Indiana University (IU) is something of an architectural menagerie. The past century brought considerable change to its Romanesque-inflected Bloomington campus through the incursion of numerous modernist or Brutalist buildings by the likes of I. M. Pei and Alvin M. Strauss. Now the campus is about to wrap up a Mies van der Rohe–designed, but Thomas Phifer and Partners–executed, academic hall built in accordance with recently discovered drawings dating from 1952. The 10,000-square-foot project will house offices for the nearby Eskenazi School of Art, Architecture + Design, and anchor the northeast corner of the campus.
For Thomas Phifer and Partners, a New York firm whose early work was done in a modernist register, keeping faithful to Mies’s design was paramount. “We did not want to change the proportions of anything: the structural steel, glass, or the floor system depth,” said founding principal Thomas Phifer. “We had the drawings, but also undertook an incredible amount of research into other Mies projects”—like the Farnsworth House and Crown Hall at the Illinois Institute of Technology in Chicago, as well as the Bacardi Building in Mexico City—“and assembled a catalogue of their materials and how they were detailed.”
The IU project is an outlier in the modernist doyen’s extraordinary stateside career. Mies conceived of the design alongside that of the canonical Farnsworth House, located outside Chicago. It’s not surprising, then, that the two projects have a few similarities; for example, both use white-painted structural steel to support two seemingly floating horizontal planes and both deploy an ultra-transparent window wall system. But there are also differences, mostly having to do with size, with the IU pavilion originally intended to house a university fraternity chapter rather than a single nephrologist.
While Farnsworth went on to worldwide acclaim, the frat house was ultimately shelved (for reasons that are unclear) and the drawings and plans presumed lost. That is, until IU alumnus and former fraternity member Sidney Eskenazi notified university president Michael A. McRobbie of their existence. With Eskenazi’s $20 million commitment to build the project in hand, the university set to work finding the original drawings, which were hidden deep in the archival stacks of New York’s Museum of Modern Art and the Art Institute of Chicago. Phifer was already working on an IU campus building project, the Ferguson International Center, when his firm was approached about reviving the Mies design. (Van der Rohe’s grandson Dirk Lohan, also an architect, gave his blessing.)
Unsurprisingly, given the project’s provenance, structure is placed front and center here. So it is perhaps fitting that SOM’s Chicago office—which adopted the Miesian idiom even while the master was still alive—was brought on to the team as structural engineer. The 60-foot-wide by 140-foot-long project rises just over 8 feet from a grid of slender pilotis embedded within a concrete mat foundation. The “ground” floor is largely open to the elements but includes an enclosed circulation space servicing the primary volume above, and it will ultimately be paved with limestone flooring. Each structural bay is 20 feet by 30 feet, and the rectangular volume cantilevers 10 feet at either end.

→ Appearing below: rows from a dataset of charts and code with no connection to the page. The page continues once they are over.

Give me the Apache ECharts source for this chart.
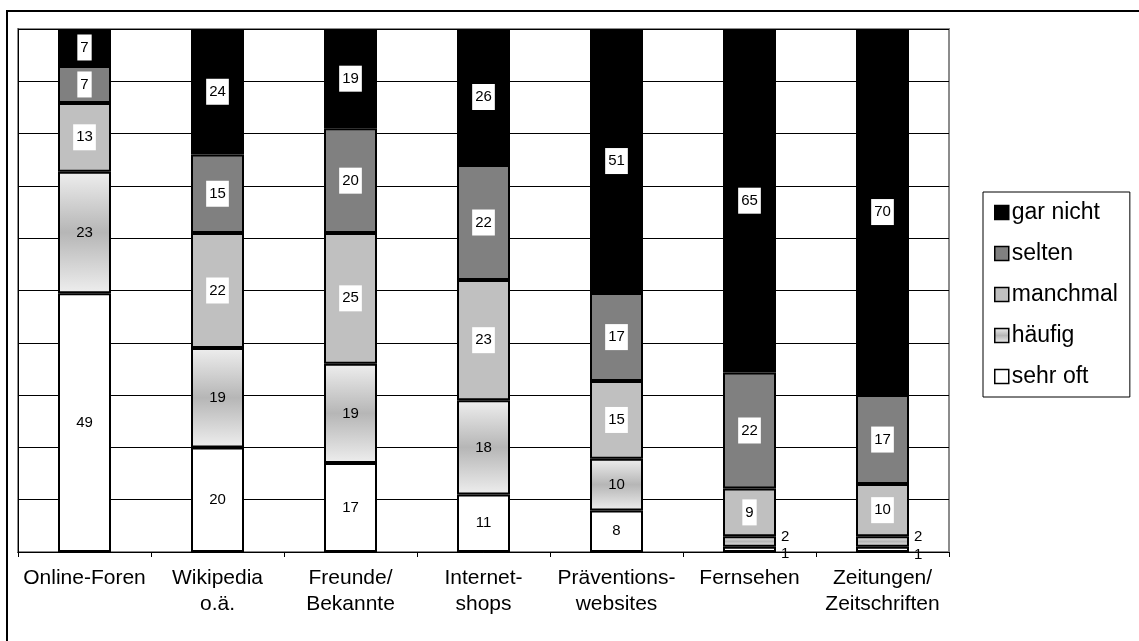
<!DOCTYPE html>
<html>
<head>
<meta charset="utf-8">
<script src="https://cdn.jsdelivr.net/npm/echarts@6/dist/echarts.min.js"></script>
<style>html,body{margin:0;padding:0;background:#fff}#c{width:1139px;height:641px}</style>
</head>
<body>
<div id="c"></div>
<script>
const categories = ['Online-Foren','Wikipedia\no.ä.','Freunde/\nBekannte','Internet-\nshops','Präventions-\nwebsites','Fernsehen','Zeitungen/\nZeitschriften'];
const sehrOft  = [49,20,17,11,8,1,1];
const haeufig  = [23,19,19,18,10,2,2];
const manchmal = [13,22,25,23,15,9,10];
const selten   = [7,15,20,22,17,22,17];
const garNicht = [7,24,19,26,51,65,70];
const seriesNames = ['sehr oft','häufig','manchmal','selten','gar nicht'];

const raw = [sehrOft, haeufig, manchmal, selten, garNicht];
const totals = categories.map((_, i) => raw.reduce((s, a) => s + a[i], 0));

const fills = [
  '#ffffff',
  new echarts.graphic.LinearGradient(0,0,0,1,[{offset:0,color:'#eeeeee'},{offset:0.5,color:'#b6b6b6'},{offset:1,color:'#eeeeee'}]),
  '#c0c0c0',
  '#808080',
  '#000000'
];
const boxed = [false,false,true,true,true];

const series = raw.map((arr, si) => ({
  name: seriesNames[si],
  type: 'bar',
  stack: 'all',
  barWidth: 53,
  itemStyle: { color: fills[si], borderColor: '#000', borderWidth: 2 },
  label: {
    show: true,
    position: 'inside',
    fontFamily: 'Liberation Sans',
    fontSize: 15,
    color: '#000',
    backgroundColor: boxed[si] ? '#fff' : 'transparent',
    padding: [6, 3, 5, 3],
    formatter: p => String(arr[p.dataIndex])
  },
  data: arr.map((v, i) => {
    const d = { value: v / totals[i] * 100 };
    if (v <= 2) {
      d.label = { position: 'right', distance: 5, offset: si === 1 ? [0, -5] : [0, 5], backgroundColor: 'transparent', padding: 0 };
    }
    return d;
  })
}));

const chart = echarts.init(document.getElementById('c'));
chart.setOption({
  animation: false,
  backgroundColor: '#fff',
  textStyle: { fontFamily: 'Liberation Sans' },
  grid: { left: 18, right: 190, top: 29, bottom: 89, show: true, borderColor: '#8c8c8c', borderWidth: 2, backgroundColor: 'transparent' },
  legend: {
    orient: 'vertical',
    left: 983, top: 192,
    data: seriesNames.slice().reverse(),
    icon: 'rect',
    itemWidth: 14, itemHeight: 14,
    itemGap: 18,
    padding: [9, 12, 9, 11],
    borderColor: '#000', borderWidth: 1,
    itemStyle: { borderWidth: 1.5, borderColor: '#000' },
    textStyle: { fontFamily: 'Liberation Sans', fontSize: 23, color: '#000', padding: [0,0,0,-2] }
  },
  xAxis: {
    type: 'category',
    data: categories,
    axisLine: { lineStyle: { color: '#000', width: 1 } },
    axisTick: { show: true, length: 5, lineStyle: { color: '#000' }, alignWithLabel: false },
    axisLabel: { fontFamily: 'Liberation Sans', fontSize: 21, color: '#000', margin: 13, lineHeight: 26, interval: 0 }
  },
  yAxis: {
    type: 'value',
    min: 0, max: 100, interval: 10,
    axisLabel: { show: false },
    axisTick: { show: false },
    axisLine: { show: true, lineStyle: { color: '#000', width: 1 } },
    splitLine: { lineStyle: { color: '#000', width: 1 } }
  },
  graphic: [{
    type: 'rect',
    shape: { x: 7, y: 11, width: 1200, height: 700 },
    style: { fill: 'none', stroke: '#000', lineWidth: 2 },
    silent: true, z: 100
  }],
  series: series
});
</script>
</body>
</html>
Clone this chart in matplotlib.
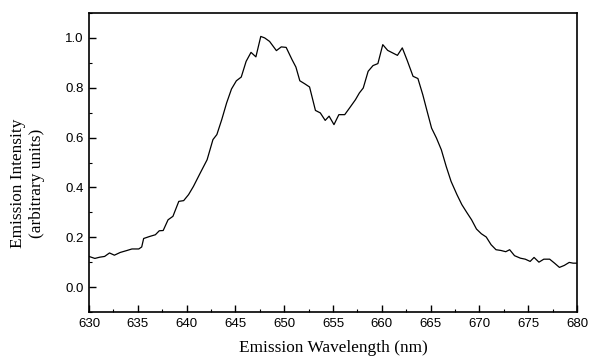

Construction has proceeded at a rapid clip since the project was first announced at the tail end of 2019, largely owing to the degree of planning behind the fabrication and erection of the steel structure and window system. “Given the close relationship between structure and window frame, the steel frame had to be fabricated and erected to extremely tight tolerances as glazing went into production without benefit of field dimensions,” said Thomas Phifer and Partners director Stephen Dayton. “In adapting the structure to current seismic code, our structural engineers at SOM devised shop-fabricated connection details that allowed the building to be erected as a kit-of-parts with very little field welding. After a fairly quick erection, the structure had to be adjusted to establish a square and plumb frame for the window system.”
The International Style, with its prolific use of single-pane glass, is not well regarded for energy performance. To this end, the design team adapted the design’s steel bar-stock window detailing for the 1-inch-thick and 10-square-foot insulated glass panels through a slight increase in the mullion stop size. The larger glazing pockets were accommodated by reducing tolerances across the facade. Insulation was added to the 15-inch spandrel channel at the soffit and roof to further boost enclosure performance. The incorporation of thermal breaks was initially considered for the window wall system, but energy modeling by MEP engineering firm Cosentini Associates demonstrated that the unbroken window system complied with Indiana State energy codes.
The interior fit-out is no less complex considering Mies’s predilection for tight infrastructural chases. The building is equipped with a fan-coil heating and cooling system, radiant floor heating, and a central fresh-air ventilation system. “A great challenge for our team was to incorporate modern infrastructure without increasing the 15-inch floor system depth. In fact, we reduced the floor ‘sandwich’ by one inch,” said SOM associate director Ronald Johnson. “The HVAC required a considerable amount of coordination to eliminate infrastructural crossovers and to locate openings within the beams where structurally acceptable.”
The building was dedicated in June and is scheduled to be ready by the start of the fall semester. It may be 70 years late, but hey, it’s a lot of work translating the will of an epoch into built space.